Today, new sciences, new languages. The University of
Houston's College of Engineering presents this series
about the machines that make our civilization run, and
the people whose ingenuity created them.
Instruments have a rhetorical
purpose, say Hankins and Silverman in their book
Instruments and the Imagination. That's because
the output of instruments, like language itself, mediates
between our minds and the world around us.
Observational science was taking its modern form in the
seventeenth century. We had new instruments and were
learning their new visual languages. Philosophers had
already been asking,
"Do words truly represent anything, or are they just a misleading human construct?" John
Locke asked whether a microscope image was a reality or
an artifact of the instrument. Thomas Hobbes called the
new air pump "a dangerous chimera."
Scientific instruments were reviving old concerns about
words. Many people believed that God had given Adam the
true and accurate language in Eden, but those words had
been corrupted upon the Tower of Babel. About the time
Galileo died, Jesuit scholar Athanasius Kircher was
trying to reconstruct that original language.

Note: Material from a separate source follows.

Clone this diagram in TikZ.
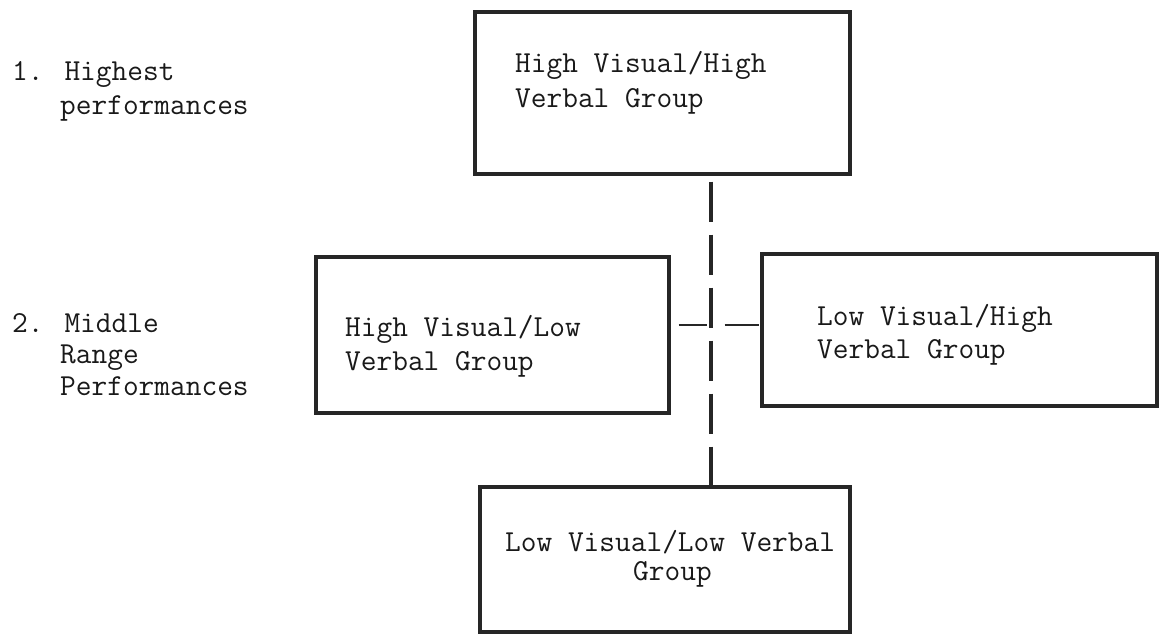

Kircher, and then Leibnitz, struggled to rediscover words
that would express the true essence of things. English
scientist John Wilkins, who worked on the problem, also
wrote about intelligent beings on the moon. He worried
about their language.
It reminds us of NASA, firing the Pioneer 10
probe into deep space. They faced the real problem of
inventing universal symbols to identify Earth and the
human species that'd fired the rocket.
Five hundred years ago, new symbols and images began
replacing words. A generation after Gutenberg, printers
began putting accurate drawings of plants and animals in
books. And books were now reaching everyone. Before long,
simple woodcuts gave way to three-dimensional
perspective, often created by mechanical means. In the
seventeenth century, people expected scientific books to
have sophisticated drawings in them.
The eighteenth century brought a new twist: the
mathematical graph. In the seventeen-thirties, a German
scientist named Lambert drew tables with outdoor
temperatures arranged in columns. The dates when they'd
occurred were listed in rows. The result was a picture of
temperature varying with time. A few years later, Lambert
made the leap to the sort of graph with lines on
coordinates that we find in every newspaper. That was
really a new way of seeing, and it took another century
to digest it. But today every schoolchild takes graphs
for granted.
The search for transcendent languages goes on. Maybe we
seek new Internet iconographies -- maybe new forms of
mathematics. We need ways to speak to one another about a
universe that would've been completely alien in our
great-grandparents' day. Creating languages to reflect
increasingly counterintuitive realities is no longer just
a philosophical riddle. It has become the simple
practical problem of telling one another the truth of
things.
I'm John Lienhard, at the University of Houston, where
we're interested in the way inventive minds work.